Publisher - Self-Published
Genre - Theology
Publishing year - 2021
Language - English
Pages - 202

Nectar of All World Religions

Book Review - 

Nectar of All World Religions is the second book written by Ishwar Joshi Awalgaonkar. It is based on the eleven religions worldwide and notable quotes from their holy books with fascinating information about the religion itself. 

The author includes these religions in his book - Bahai, Buddhism, Christianity, Confucianism, Hinduism, Islam, Jainism, Judaism, Sikhism, Taoism, and Zoroastrianism. However, there are more than four thousand religions globally, and it's hard to know about them all, but a few from these eleven hold a leading position.

For the past few years, this genre piqued my interest. Then, a few months ago, I read a book, Jesus and Muhammad: 2 Rays of the Same Light depicting the similarities between Christianity and Islam, and while I was reading this book by Ishwar Joshi, I noticed some similarities between the teachings of all these religions and came to the conclusion that God is one, the crux is always the same, no matter whatever the story/branches/names are; they all talked about enlightenment and to surrender yourself to the creator. 

India is a diverse country, and I knew about the six religions out of eleven, but Jainism stood out for me as I'm a Jain. This book allowed me to discuss this topic with my maternal grandmother as I had some doubts. Most people think that the 24th Trithankara Lord Mahavira is the founder of Jainism; in truth, it starts with the first Tirthankara Rishabh Nath. 
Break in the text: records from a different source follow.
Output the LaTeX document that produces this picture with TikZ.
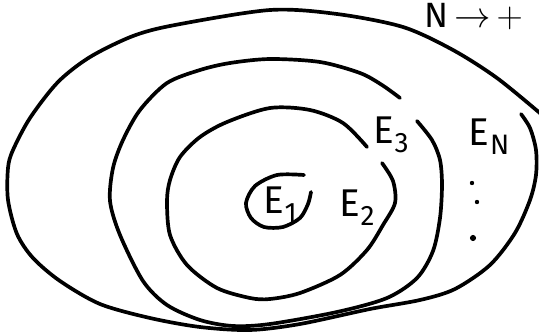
\documentclass[tikz,border=0pt]{standalone}
\usepackage{fontspec}
\setsansfont{Fira Sans}
\usepackage{tikz}

\newcommand{\setname}[1]{E\kern0.3pt\raisebox{-0.45ex}{\fontsize{16}{18}\selectfont #1}}

\begin{document}
\begin{tikzpicture}[x=0.02cm, y=-0.02cm,
  ring/.style={line width=2.1pt, line cap=round, line join=round},
  setlabel/.style={font=\sffamily\fontsize{22}{26}\selectfont, inner sep=0pt},
  dot/.style={circle, fill, inner sep=0pt}]
  \useasboundingbox (0,0) rectangle (539,335);

  % E_N
  \draw [ring] plot[smooth] coordinates {(521,114) (530,128) (536,150) (536,175) (530,200)
    (515,233) (490,265) (455,289) (420,300) (370,309) (300,324) (250,330) (200,327)
    (150,318) (100,304) (60,281) (33,258) (17,234) (8,200) (8,168) (13,150) (30,118)
    (58,82) (90,57) (133,36) (175,25) (270,10) (337,14) (403,27) (453,50) (497,78) (541,114)};
  % E_3
  \draw [ring] plot[smooth] coordinates {(400,98) (382,85) (360,73) (320,62) (270,59)
    (230,63) (200,70) (167,83) (140,110) (123,140) (113,168) (110,201) (120,235)
    (143,281) (167,305) (200,320) (233,326) (270,324) (337,312) (387,298) (417,278)
    (433,251) (440,218) (442,185) (440,160) (432,140) (417,121)};
  % E_2
  \draw [ring] plot[smooth] coordinates {(367,147) (343,123) (310,110) (270,108) (227,122)
    (200,137) (180,157) (170,180) (167,201) (170,235) (187,265) (217,288) (250,298)
    (270,299) (300,293) (340,275) (367,250) (383,225) (395,203) (393,181) (382,163)};
  % E_1
  \draw [ring] plot[smooth] coordinates {(304,175) (277,175) (255,186) (246,203) (251,218)
    (264,227) (283,227) (300,218) (308,204) (311,192)};

  \node (e1) [setlabel] at (280,205) {\setname{1}};
  \node (e2) [setlabel] at (357,208) {\setname{2}};
  \node (e3) [setlabel] at (391,135) {\setname{3}};
  \node (en) [setlabel] at (489,137) {\setname{N}};
  \node (lim) [setlabel, anchor=base west, font=\sffamily\fontsize{20}{24}\selectfont] at (424,27) {N\,$\rightarrow$\,$+$};

  \node (d1) [dot, minimum size=2.5pt] at (472,183) {};
  \node (d2) [dot, minimum size=2.5pt] at (477,202) {};
  \node (d3) [dot, minimum size=3.5pt] at (473,238) {};
\end{tikzpicture}
\end{document}
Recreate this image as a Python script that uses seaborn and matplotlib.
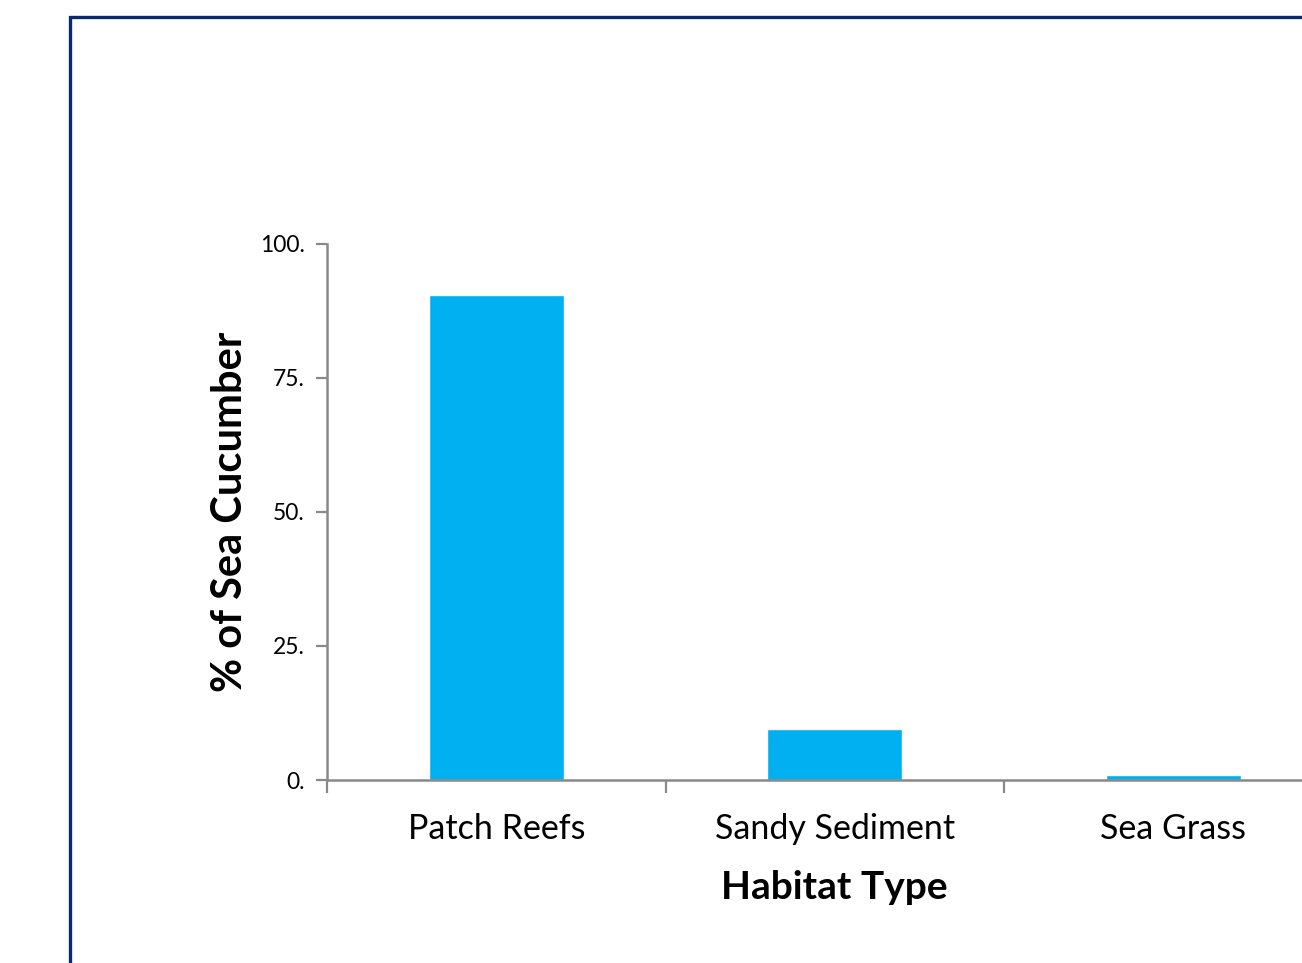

After the death of Lord Mahavir, Jains were divided into two major sects, but there are sub-sects also. The author defines religious symbols, but the one in Jainism is messed up; the wheel and the word Ahimsa (non-violence) is nowhere visible, maybe the kindle version messed up, but it will be great if the author looks into it. 

The author shares the quotes from Acharanga Sutra, which is not our sacred book. We have Agam and Non-Agam literature that consists of various sutras. Some people also believe that Kalp Sutra is our holy book which is also not true. So, these are the type of things you'll discover when you start exploring this genre, and it was exhilarating. 

Now enough about Jainism, I learned a lot from this book, and one more example I'm going to share. It is from Judaism, the Star of David. Ishwar Joshi states that this star represents 12 tribes of Israel, but which ones? He didn't tell, but I'm a curious soul and did my research on it and love the result. It increases my knowledge, and the same goes with other aspects of this novel too. 

One can read this book slowly while doing their own research or rapidly getting concise but crucial information. The language is lucid, and the narrative is unbiased, like Ishwar's previous book, Sri Sai Sat Charitra for Kids.

Recommended to - This book does not analyze religions but provides little information about their literary composition, foundation, symbols, and preaching. It is suitable for those who want to start from somewhere and dive into this genre but have no idea. I highly recommend it.